A U.S. federal judge has ruled that the government denied due process to a group of Venezuelan men by deporting them to a prison in El Salvador. The ruling, delivered by Judge James Boasberg, directly challenges the Trump administration's use of a centuries-old statute, the Alien Enemies Act of 1798, as the legal basis for the removal.

The Heart of the Ruling: Due Process Denied

According to Judge Boasberg's finding, the core issue was the failure of the U.S. government to provide the men with the fundamental legal protections guaranteed under the Constitution. By deporting them directly to a third-country prison system—not their country of origin—without a proper hearing or legal recourse, the government's action was deemed a violation of their due process rights. This judicial check scrutinizes not just the outcome but the controversial method used to achieve it.

A Law from Another Century

The invocation of the Alien Enemies Act is central to the case. This statute grants the president broad authority during a declared war or invasion to detain and deport non-citizens from a hostile nation. The Trump administration's decision to apply this law to Venezuelan nationals, with whom the U.S. is not at war, represents a legally contentious expansion of executive power that the court has now pushed back against.

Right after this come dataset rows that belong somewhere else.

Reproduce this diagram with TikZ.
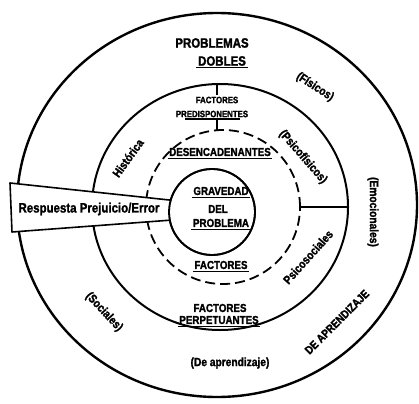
\documentclass[tikz,border=0pt]{standalone}
\usepackage{fontspec}
\setmainfont{Liberation Sans}[FakeStretch=0.85, BoldFont={Liberation Sans Bold}, BoldFeatures={FakeStretch=0.85, FakeBold=1.6}]
\usetikzlibrary{shapes.geometric}

\tikzset{
  fs/.style={font=\bfseries\fontsize{#1}{#1}\selectfont, inner sep=1.5pt},
  ring/.style={draw, inner sep=0pt, outer sep=0pt},
  ul/.style={append after command={
      ([yshift=-0.3pt]\tikzlastnode.south west) edge[draw, line width=1.1pt]
      ([yshift=-0.3pt]\tikzlastnode.south east)}},
  conn/.style={line width=1.6pt},
}

\begin{document}
\begin{tikzpicture}[x=1pt, y=-1pt]
\useasboundingbox[fill=white] (0,0) rectangle (419,403);

% concentric rings
\node[ring, ellipse, line width=2.4pt, minimum width=400, minimum height=384] (outer) at (217,205) {};
\node[ring, ellipse, line width=2pt, minimum width=256, minimum height=246] (midring) at (220,207) {};
\node[ring, circle, line width=1.8pt, dash pattern=on 10pt off 5pt, minimum size=154] (dashring) at (223,207) {};
\node[ring, circle, line width=1.8pt, minimum size=86] (inner) at (212,212) {};

% wedge carrying the response label
\coordinate (bTL) at (10,183);
\coordinate (bBL) at (12,232);
\fill[white] (bTL) -- (inner.164) -- (inner.191) -- (bBL) -- cycle;
\draw[conn, line join=round] (inner.164) -- (bTL) -- (bBL) -- (inner.191);
\node[ring, circle, line width=1.8pt, minimum size=86] at (inner) {};

% divider on the right
\draw[line width=1.8pt] (dashring.east) -- (midring.east);

% labels
\node[fs=13.5] (probl) at (212,43) {PROBLEMAS};
\node[fs=13.5, ul] (dobles) at (222,61) {DOBLES};
\node[fs=9.2] (factA) at (217,100) {FACTORES};
\node[fs=9.2] (predis) at (212,114) {PREDISPONENTES};
\node[fs=11.5, ul] (desenc) at (220,152) {DESENCADENANTES};
\node[fs=11.5, ul] (grav) at (221,191) {GRAVEDAD};
\node[fs=11.5] (del) at (218,209) {DEL};
\node[fs=11.5, ul] (probl2) at (221,223) {PROBLEMA};
\node[fs=11.5, ul] (factB) at (221,265) {FACTORES};
\node[fs=11.5] (factC) at (220,308) {FACTORES};
\node[fs=11.5, ul] (perp) at (219,320) {PERPETUANTES};
\node[fs=13.5] (resp) at (89,209) {Respuesta Prejuicio/Error};

% ticks joining the top labels to the rings
\draw[line width=1.4pt] (midring.north -| factA.north) -- (factA.north);
\draw[line width=1.2pt] ([xshift=-27pt]predis.south) -- ([xshift=28pt]predis.south);
\draw[line width=1.4pt] (dashring.north -| factA.north) -- (factA.north |- predis.south);

% labels set along the rings
\node[fs=12, rotate=-33] (fis) at (315,87) {(Físicos)};
\node[fs=12, rotate=-49] (psf) at (303,157) {(Psicofísicos)};
\node[fs=12, rotate=48] (pss) at (308,257) {Psicosociales};
\node[fs=12, rotate=-90] (emo) at (373,212) {(Emocionales)};
\node[fs=11.5, rotate=45] (deap) at (337,322) {DE APRENDIZAJE};
\node[fs=12] (apr) at (230,363) {(De aprendizaje)};
\node[fs=12, rotate=-47] (soc) at (104,312) {(Sociales)};
\node[fs=12, rotate=54] (his) at (128,158) {Histórica};
\end{tikzpicture}
\end{document}
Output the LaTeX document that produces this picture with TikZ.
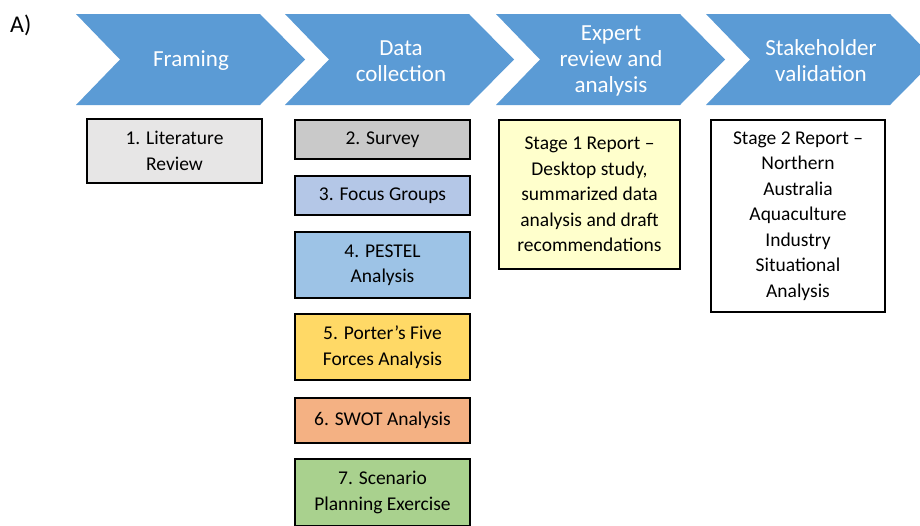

The Geopolitical Angle: Why El Salvador?

The decision to deport Venezuelan nationals to El Salvador—a country known for its notoriously harsh prison conditions under President Nayib Bukele—rather than their home country, adds a complex layer to the case. This practice, sometimes referred to as 'third-country deportation', signals a departure from standard international protocol and raises questions about bilateral agreements that may have facilitated such a transfer, bypassing both domestic legal safeguards and international asylum norms.